GIVEN REQUEST :: Only the lines from the start of the data through the line containing "import seaborn as sns" should be written out, exactly as they are, with both ends included and the pictures left out.

ITEMS ::
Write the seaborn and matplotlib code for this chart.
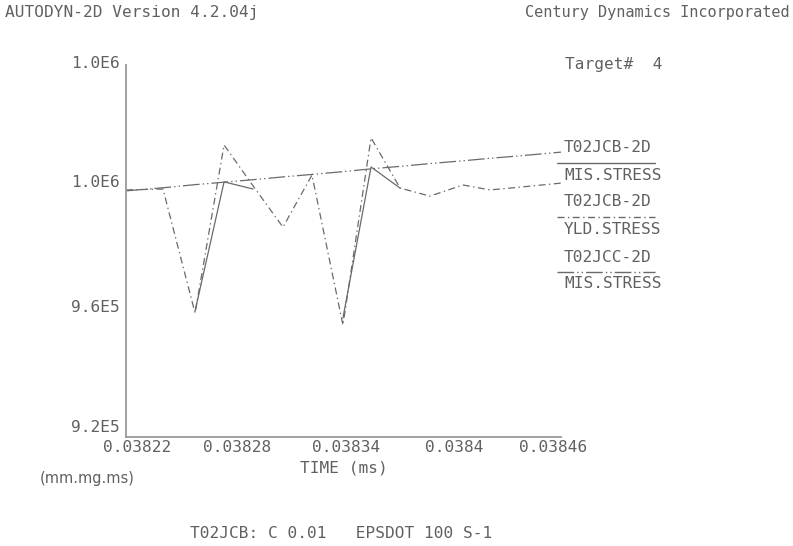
import numpy as np
import pandas as pd
import matplotlib
matplotlib.use("Agg")
import matplotlib.pyplot as plt
from matplotlib.lines import Line2D
import seaborn as sns

# ---- data -------------------------------------------------------------
time_ms = [0.038220, 0.0382404, 0.0382581, 0.0382741, 0.0382901,
           0.0383066, 0.0383226, 0.0383397, 0.0383552, 0.0383712,
           0.0383877, 0.0384059, 0.0384208, 0.0384374, 0.038460]

# T02JCB-2D von Mises stress (only the parts that separate from the other traces)
jcb_mis = [np.nan, np.nan, 960600, 1002300, 1000000,
           np.nan, np.nan, 958400, 1007100, 1000300,
           np.nan, np.nan, np.nan, np.nan, np.nan]

# T02JCB-2D yield stress
jcb_yld = [999700, 1000000, 960000, 1014200, 1001000,
           987700, 1004500, 956100, 1016500, 1000300,
           997700, 1001300, 999700, 1000600, 1001900]

# T02JCC-2D von Mises stress
jcc_mis = [999400, 1000400, 1001400, 1002200, 1003000,
           1003900, 1004700, 1005600, 1006500, 1007300,
           1008200, 1009100, 1009900, 1010700, 1011900]

x_ticks = [0.03822, 0.03828, 0.03834, 0.0384, 0.03846]
x_tick_labels = ["0.03822", "0.03828", "0.03834", "0.0384", "0.03846"]
y_ticks = [9.2e5, 9.6e5, 1.0e6, 1.04e6]
y_tick_labels = ["9.2E5", "9.6E5", "1.0E6", "1.0E6"]

legend_entries = [("T02JCB-2D", "MIS.STRESS"),
                  ("T02JCB-2D", "YLD.STRESS"),
                  ("T02JCC-2D", "MIS.STRESS")]

# ---- style ------------------------------------------------------------
sns.set_style("white")
plt.rcParams["font.family"] = ["DejaVu Sans Mono", "DejaVu Sans"]
plt.rcParams["lines.scale_dashes"] = False

W, H = 793, 546
fig = plt.figure(figsize=(W / 100, H / 100), dpi=100)
fig.patch.set_facecolor("white")

def fx(px):
    return px / W

def fy(py):
    return 1 - py / H

LINE_C = "#6a6a6a"
AXIS_C = "#999999"
TEXT_C = "#606060"
FS = 11.6

solid = "-"
dash_dot = (0, (5, 2.5, 1, 2.5))
long_dash_dd = (0, (12, 2.2, 1, 2.2, 1, 2.2))
styles = [solid, dash_dot, long_dash_dd]

ax = fig.add_axes([fx(126), fy(437), fx(561) - fx(126), fy(65) - fy(437)])
ax.set_xlim(x_ticks[0], x_ticks[-1])
ax.set_ylim(y_ticks[0], y_ticks[-1])

df = pd.DataFrame({"time": time_ms, "jcb_mis": jcb_mis,
                   "jcb_yld": jcb_yld, "jcc_mis": jcc_mis})

sns.lineplot(data=df, x="time", y="jcc_mis", ax=ax, color=LINE_C,
             lw=0.9, linestyle=long_dash_dd, sort=False)
sns.lineplot(data=df, x="time", y="jcb_yld", ax=ax, color=LINE_C,
             lw=0.9, linestyle=dash_dot, sort=False)

# solid trace: draw each contiguous run separately
valid = df["jcb_mis"].notna()
run_id = (valid != valid.shift()).cumsum()
for _, seg in df[valid].groupby(run_id[valid]):
    sns.lineplot(data=seg, x="time", y="jcb_mis", ax=ax, color=LINE_C,
                 lw=0.9, linestyle=solid, sort=False)

# axes frame
for side in ["top", "right"]:
    ax.spines[side].set_visible(False)
for side in ["left", "bottom"]:
    ax.spines[side].set_color(AXIS_C)
    ax.spines[side].set_linewidth(1.3)
ax.set_xticks(x_ticks)
ax.set_yticks(y_ticks)
ax.set_xticklabels([])
ax.set_yticklabels([])
ax.tick_params(direction="in", length=7, width=1.2, color=AXIS_C)
ax.set_xlabel("")
ax.set_ylabel("")
ax.grid(False)

# tick labels
x_shift = [11, 2.5, 3, 2, -8]
for t, lab, dx in zip(x_ticks, x_tick_labels, x_shift):
    ax.annotate(lab, xy=(t, 0), xycoords=("data", "axes fraction"),
                xytext=(dx, -11), textcoords="offset pixels",
                ha="center", va="center", fontsize=FS, color=TEXT_C)
y_shift = [9, 5, 6, 1]
for v, lab, dy in zip(y_ticks, y_tick_labels, y_shift):
    ax.annotate(lab, xy=(0, v), xycoords=("axes fraction", "data"),
                xytext=(-6, dy), textcoords="offset pixels",
                ha="right", va="center", fontsize=FS, color=TEXT_C)

# header, footer and axis captions
fig.text(fx(5), fy(13), "AUTODYN-2D Version 4.2.04j", ha="left", va="center",
         fontsize=FS, color=TEXT_C)
fig.text(fx(790), fy(13), "Century Dynamics Incorporated", ha="right",
         va="center", fontsize=FS - 0.6, color=TEXT_C)
fig.text(fx(565), fy(65), "Target#  4", ha="left", va="center",
         fontsize=FS, color=TEXT_C)
fig.text(fx(344), fy(468), "TIME (ms)", ha="center", va="center",
         fontsize=FS, color=TEXT_C)
fig.text(fx(40), fy(479), "(mm.mg.ms)", ha="left", va="center",
         fontsize=10.5, color=TEXT_C, family="DejaVu Sans")
fig.text(fx(190), fy(533), "T02JCB: C 0.01   EPSDOT 100 S-1", ha="left",
         va="center", fontsize=FS, color=TEXT_C)

# legend block on the right
leg_line_y = [163, 217, 272]
for (name, qty), ly, ls in zip(legend_entries, leg_line_y, styles):
    fig.add_artist(Line2D([fx(557), fx(655)], [fy(ly), fy(ly)],
                          transform=fig.transFigure, color=LINE_C,
                          lw=1.0, linestyle=ls))
    fig.text(fx(564), fy(ly - 15), name, ha="left", va="center",
             fontsize=FS, color=TEXT_C)
    fig.text(fx(564), fy(ly + 12), qty, ha="left", va="center",
             fontsize=FS, color=TEXT_C)

fig.savefig("out.png", dpi=100, facecolor="white")
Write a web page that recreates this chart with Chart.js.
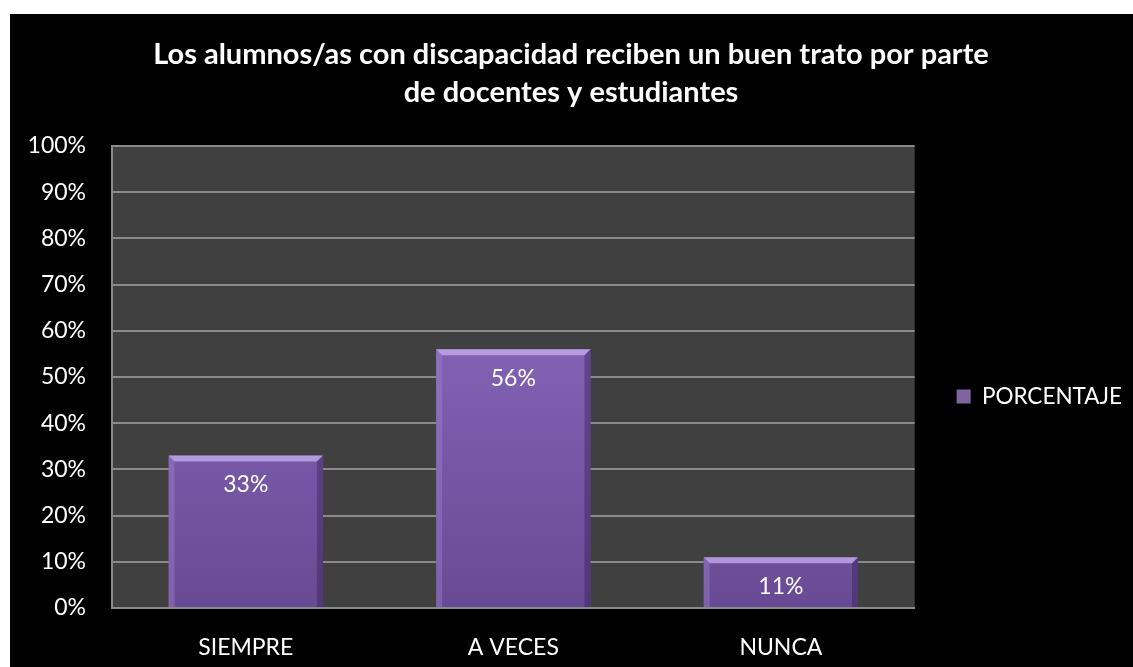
<!DOCTYPE html>
<html>
<head>
<meta charset="utf-8">
<script src="https://cdn.jsdelivr.net/npm/chart.js@4/dist/chart.umd.min.js"></script>
<style>
  html, body { margin: 0; padding: 0; background: #ffffff; width: 1133px; height: 667px; overflow: hidden; }
  #wrap { position: absolute; left: 10px; top: 14px; width: 1123px; height: 653px; background: #000000; }
</style>
</head>
<body>
<div id="wrap"><canvas id="c"></canvas></div>
<script>
const titleLines = ['Los alumnos/as con discapacidad reciben un buen trato por parte', 'de docentes y estudiantes'];
const categories = ['SIEMPRE', 'A VECES', 'NUNCA'];
const seriesName = 'PORCENTAJE';
const values = [33, 56, 11];
const valueLabels = ['33%', '56%', '11%'];
const yTicks = [0, 10, 20, 30, 40, 50, 60, 70, 80, 90, 100];

const FONT = 'Lato, "Open Sans", sans-serif';

function barGradient(ctx) {
  const chart = ctx.chart;
  const area = chart.chartArea;
  if (!area) return '#8064a2';
  const g = chart.ctx.createLinearGradient(0, area.top, 0, area.bottom);
  g.addColorStop(0, '#8c6cc0');
  g.addColorStop(0.5, '#7e5fb0');
  g.addColorStop(1, '#684a94');
  return g;
}

const plotBg = {
  id: 'plotBg',
  beforeDraw(chart) {
    const a = chart.chartArea, c = chart.ctx;
    c.save();
    c.fillStyle = '#404040';
    c.fillRect(a.left, a.top, a.right - a.left, a.bottom - a.top);
    c.restore();
  }
};

const bevelAndLabels = {
  id: 'bevelAndLabels',
  afterDatasetsDraw(chart) {
    const c = chart.ctx;
    const meta = chart.getDatasetMeta(0);
    meta.data.forEach((bar, i) => {
      const p = bar.getProps(['x', 'y', 'base', 'width'], true);
      const l = p.x - p.width / 2, r = p.x + p.width / 2, t = p.y, b = p.base;
      const bv = 6;
      c.save();
      c.beginPath();
      c.moveTo(l, t); c.lineTo(r, t); c.lineTo(r - bv, t + bv); c.lineTo(l + bv, t + bv); c.closePath();
      c.fillStyle = 'rgba(200,175,240,0.75)';
      c.fill();
      c.beginPath();
      c.moveTo(l, t); c.lineTo(l + bv, t + bv); c.lineTo(l + bv, b); c.lineTo(l, b); c.closePath();
      c.fillStyle = 'rgba(170,140,220,0.35)';
      c.fill();
      c.beginPath();
      c.moveTo(r, t); c.lineTo(r - bv, t + bv); c.lineTo(r - bv, b); c.lineTo(r, b); c.closePath();
      c.fillStyle = 'rgba(40,20,70,0.35)';
      c.fill();
      c.fillStyle = '#ffffff';
      c.font = '23px ' + FONT;
      c.textAlign = 'center';
      c.textBaseline = 'middle';
      c.fillText(valueLabels[i], p.x, t + 29);
      c.restore();
    });
  }
};

new Chart(document.getElementById('c'), {
  type: 'bar',
  data: {
    labels: categories,
    datasets: [{
      label: seriesName,
      data: values,
      backgroundColor: barGradient,
      borderWidth: 0,
      barPercentage: 0.577,
      categoryPercentage: 1
    }]
  },
  options: {
    responsive: true,
    maintainAspectRatio: false,
    animation: false,
    layout: { padding: { top: 0, right: 1, bottom: 0, left: 0 } },
    plugins: {
      title: {
        display: true,
        text: titleLines,
        color: '#ffffff',
        font: { family: FONT, size: 29, weight: 'bold', lineHeight: 1.31 },
        padding: { top: 22, bottom: 34 }
      },
      legend: {
        position: 'right',
        title: { display: true, text: ' ', font: { size: 10, lineHeight: 1.2 }, padding: { top: 100, bottom: 0 } },
        labels: {
          color: '#ffffff',
          font: { family: FONT, size: 22.5 },
          boxWidth: 14,
          boxHeight: 14,
          padding: 42,
          generateLabels: () => [{ text: seriesName, fillStyle: '#8064a2', strokeStyle: '#8064a2', lineWidth: 0, datasetIndex: 0, fontColor: '#ffffff' }]
        }
      },
      tooltip: { enabled: false }
    },
    scales: {
      x: {
        grid: { display: false, drawTicks: false },
        border: { display: true, color: '#8a8a8a', width: 2 },
        ticks: { color: '#ffffff', font: { family: FONT, size: 23 }, padding: 26 },
        afterFit(s) { s.height = 59; }
      },
      y: {
        min: 0, max: 100,
        afterBuildTicks(s) { s.ticks = yTicks.map(v => ({ value: v })); },
        grid: { color: '#8a8a8a', lineWidth: 2, drawTicks: false },
        border: { display: true, color: '#8a8a8a', width: 2 },
        ticks: { color: '#ffffff', font: { family: FONT, size: 23 }, padding: 26, callback: v => v + '%' },
        afterFit(s) { s.width = 102; }
      }
    }
  },
  plugins: [plotBg, bevelAndLabels]
});
</script>
</body>
</html>
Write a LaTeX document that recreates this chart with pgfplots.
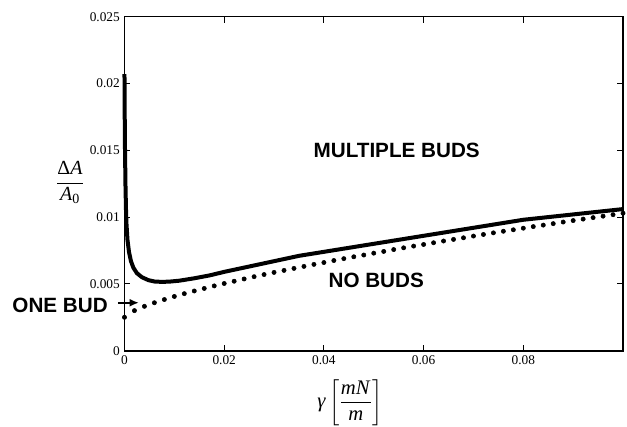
\documentclass[border=0pt]{standalone}
\usepackage{amsmath}
\usepackage{pgfplots}
\pgfplotsset{compat=1.18}
\usetikzlibrary{arrows.meta}
\usepackage{fontspec}
\setmainfont{Liberation Serif}
\newfontfamily\labelfont{Liberation Sans}

% boundary curves
\pgfplotstableread{
x        y
0        0.0207
0.00005  0.0175
0.0001   0.0152
0.0002   0.0124
0.0003   0.0106
0.0004   0.0095
0.0006   0.0083
0.0009   0.0074
0.0013   0.0067
0.0018   0.0062
0.0025   0.0058
0.0035   0.0055
0.0048   0.00528
0.006    0.00518
0.0075   0.00515
0.009    0.00517
0.011    0.00524
0.014    0.00542
0.017    0.00563
0.02     0.00590
0.025    0.0063
0.03     0.0067
0.035    0.0071
0.04     0.0074
0.045    0.0077
0.05     0.0080
0.055    0.0083
0.06     0.0086
0.065    0.0089
0.07     0.0092
0.075    0.0095
0.08     0.0098
0.085    0.0100
0.09     0.0102
0.095    0.0104
0.1      0.0106
}\multiple

\pgfplotstableread{
x      y
0      0.00250
0.002  0.00300
0.004  0.00332
0.006  0.00359
0.008  0.00383
0.010  0.00406
0.012  0.00427
0.014  0.00447
0.016  0.00466
0.018  0.00485
0.020  0.00503
0.022  0.00520
0.024  0.00537
0.026  0.00554
0.028  0.00570
0.030  0.00586
0.032  0.00601
0.034  0.00616
0.036  0.00631
0.038  0.00646
0.040  0.00660
0.042  0.00675
0.044  0.00689
0.046  0.00703
0.048  0.00716
0.050  0.00730
0.052  0.00743
0.054  0.00757
0.056  0.00770
0.058  0.00783
0.060  0.00795
0.062  0.00808
0.064  0.00821
0.066  0.00833
0.068  0.00845
0.070  0.00858
0.072  0.00870
0.074  0.00882
0.076  0.00894
0.078  0.00905
0.080  0.00917
0.082  0.00929
0.084  0.00940
0.086  0.00951
0.088  0.00963
0.090  0.00974
0.092  0.00985
0.094  0.00996
0.096  0.01007
0.098  0.01018
0.100  0.01029
}\onebud

\begin{document}
\begin{tikzpicture}
\begin{axis}[
    scale only axis,
    width=373.9pt,
    height=250.5pt,
    xmin=0, xmax=0.1,
    ymin=0, ymax=0.025,
    clip=false,
    tick align=inside,
    major tick length=4.5pt,
    every tick/.style={black,line width=0.8pt},
    axis line style={line width=1.2pt},
    xtick={0,0.02,0.04,0.06,0.08},
    xticklabels={0,0.02,0.04,0.06,0.08},
    ytick={0,0.005,0.01,0.015,0.02,0.025},
    yticklabels={0,0.005,0.01,0.015,0.02,0.025},
    scaled ticks=false,
    /pgf/number format/assume math mode=true,
    tick label style={font=\fontsize{10}{12}\selectfont},
]
\addplot[black,line width=3pt,line join=round] table[x=x,y=y] {\multiple};
\addplot[black,only marks,mark=*,mark size=1.6pt] table[x=x,y=y] {\onebud};

\node[font=\labelfont\bfseries\fontsize{15.5}{18}\selectfont] at (axis cs:0.0546,0.0150) {MULTIPLE BUDS};
\node[font=\labelfont\bfseries\fontsize{15.5}{18}\selectfont] at (axis cs:0.0505,0.00529) {NO BUDS};
\node[font=\labelfont\bfseries\fontsize{15.5}{18}\selectfont,anchor=east,inner sep=0pt] at (axis cs:-0.0033,0.00342) {ONE BUD};
\draw[-{Latex[length=7pt,width=6pt]},line width=1.5pt] (axis cs:-0.0013,0.00359) -- (axis cs:0.0029,0.00359);

\node[font=\fontsize{15}{17}\selectfont] at (axis cs:-0.01093,0.01257)
  {$\dfrac{\mbox{Δ\textit{A}}}{\mbox{\textit{A}\textsubscript{0}}}$};
\node[font=\fontsize{15.5}{18}\selectfont,inner sep=0pt] at (axis cs:0.0452,-0.0039)
  {$\mbox{\textit{γ}}\left[\dfrac{\mbox{\textit{mN}}}{\mbox{\textit{m}}}\right]$};

\coordinate (bl) at (rel axis cs:-0.2497,-0.2284);
\coordinate (tr) at (rel axis cs:1.008,1.050);
\end{axis}
\pgfresetboundingbox
\path (bl) rectangle (tr);
\end{tikzpicture}
\end{document}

EXERCISE RESPONSE ::
Write the seaborn and matplotlib code for this chart.
import numpy as np
import pandas as pd
import matplotlib
matplotlib.use("Agg")
import matplotlib.pyplot as plt
from matplotlib.lines import Line2D
import seaborn as sns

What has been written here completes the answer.